--- GIVEN MATERIAL ---

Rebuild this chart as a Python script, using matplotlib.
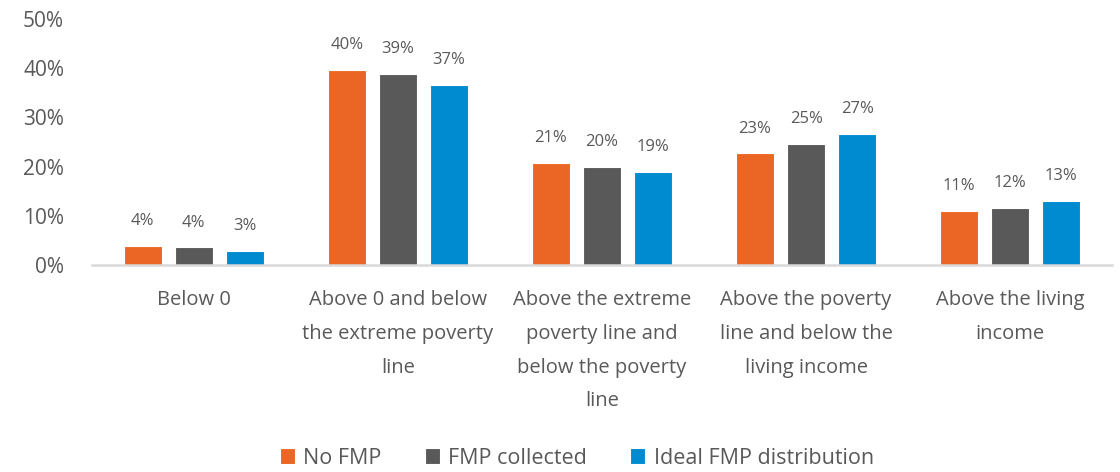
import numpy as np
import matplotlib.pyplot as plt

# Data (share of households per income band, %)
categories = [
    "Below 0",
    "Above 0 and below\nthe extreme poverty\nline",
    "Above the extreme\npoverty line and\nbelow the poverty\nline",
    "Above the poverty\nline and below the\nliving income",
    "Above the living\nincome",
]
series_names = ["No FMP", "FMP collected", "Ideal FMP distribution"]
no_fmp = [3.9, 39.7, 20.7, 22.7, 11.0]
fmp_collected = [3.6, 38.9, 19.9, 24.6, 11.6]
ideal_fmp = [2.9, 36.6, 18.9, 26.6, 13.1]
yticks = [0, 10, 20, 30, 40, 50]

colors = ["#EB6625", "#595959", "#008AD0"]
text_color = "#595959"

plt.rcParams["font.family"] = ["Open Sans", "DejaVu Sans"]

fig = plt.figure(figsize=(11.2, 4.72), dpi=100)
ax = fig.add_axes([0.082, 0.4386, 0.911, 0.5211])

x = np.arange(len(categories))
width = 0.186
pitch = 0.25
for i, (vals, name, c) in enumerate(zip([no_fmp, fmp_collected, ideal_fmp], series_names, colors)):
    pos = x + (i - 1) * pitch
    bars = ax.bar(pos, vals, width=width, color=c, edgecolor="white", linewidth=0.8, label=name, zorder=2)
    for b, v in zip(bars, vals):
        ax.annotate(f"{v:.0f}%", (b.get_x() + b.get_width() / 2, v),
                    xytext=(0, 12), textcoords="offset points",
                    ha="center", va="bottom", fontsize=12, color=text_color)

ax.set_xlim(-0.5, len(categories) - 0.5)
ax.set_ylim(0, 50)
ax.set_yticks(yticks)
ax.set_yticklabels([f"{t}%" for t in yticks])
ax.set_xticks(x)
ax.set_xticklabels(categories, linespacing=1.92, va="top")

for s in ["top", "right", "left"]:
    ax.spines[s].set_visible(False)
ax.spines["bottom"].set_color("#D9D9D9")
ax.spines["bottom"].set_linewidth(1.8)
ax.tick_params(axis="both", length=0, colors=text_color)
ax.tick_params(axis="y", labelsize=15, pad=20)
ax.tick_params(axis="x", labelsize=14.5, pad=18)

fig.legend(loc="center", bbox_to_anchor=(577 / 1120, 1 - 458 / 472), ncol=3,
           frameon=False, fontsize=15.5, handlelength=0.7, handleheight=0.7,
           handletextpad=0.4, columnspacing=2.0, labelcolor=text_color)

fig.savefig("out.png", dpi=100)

---

→ DIRECTIONS
Reproduce the whole listing above word for word, but not its pictures.

→ SOLUTION FOR THIS EXERCISE
Rebuild this chart as a Python script, using matplotlib.
import numpy as np
import matplotlib.pyplot as plt

# Data (share of households per income band, %)
categories = [
    "Below 0",
    "Above 0 and below\nthe extreme poverty\nline",
    "Above the extreme\npoverty line and\nbelow the poverty\nline",
    "Above the poverty\nline and below the\nliving income",
    "Above the living\nincome",
]
series_names = ["No FMP", "FMP collected", "Ideal FMP distribution"]
no_fmp = [3.9, 39.7, 20.7, 22.7, 11.0]
fmp_collected = [3.6, 38.9, 19.9, 24.6, 11.6]
ideal_fmp = [2.9, 36.6, 18.9, 26.6, 13.1]
yticks = [0, 10, 20, 30, 40, 50]

colors = ["#EB6625", "#595959", "#008AD0"]
text_color = "#595959"

plt.rcParams["font.family"] = ["Open Sans", "DejaVu Sans"]

fig = plt.figure(figsize=(11.2, 4.72), dpi=100)
ax = fig.add_axes([0.082, 0.4386, 0.911, 0.5211])

x = np.arange(len(categories))
width = 0.186
pitch = 0.25
for i, (vals, name, c) in enumerate(zip([no_fmp, fmp_collected, ideal_fmp], series_names, colors)):
    pos = x + (i - 1) * pitch
    bars = ax.bar(pos, vals, width=width, color=c, edgecolor="white", linewidth=0.8, label=name, zorder=2)
    for b, v in zip(bars, vals):
        ax.annotate(f"{v:.0f}%", (b.get_x() + b.get_width() / 2, v),
                    xytext=(0, 12), textcoords="offset points",
                    ha="center", va="bottom", fontsize=12, color=text_color)

ax.set_xlim(-0.5, len(categories) - 0.5)
ax.set_ylim(0, 50)
ax.set_yticks(yticks)
ax.set_yticklabels([f"{t}%" for t in yticks])
ax.set_xticks(x)
ax.set_xticklabels(categories, linespacing=1.92, va="top")

for s in ["top", "right", "left"]:
    ax.spines[s].set_visible(False)
ax.spines["bottom"].set_color("#D9D9D9")
ax.spines["bottom"].set_linewidth(1.8)
ax.tick_params(axis="both", length=0, colors=text_color)
ax.tick_params(axis="y", labelsize=15, pad=20)
ax.tick_params(axis="x", labelsize=14.5, pad=18)

fig.legend(loc="center", bbox_to_anchor=(577 / 1120, 1 - 458 / 472), ncol=3,
           frameon=False, fontsize=15.5, handlelength=0.7, handleheight=0.7,
           handletextpad=0.4, columnspacing=2.0, labelcolor=text_color)

fig.savefig("out.png", dpi=100)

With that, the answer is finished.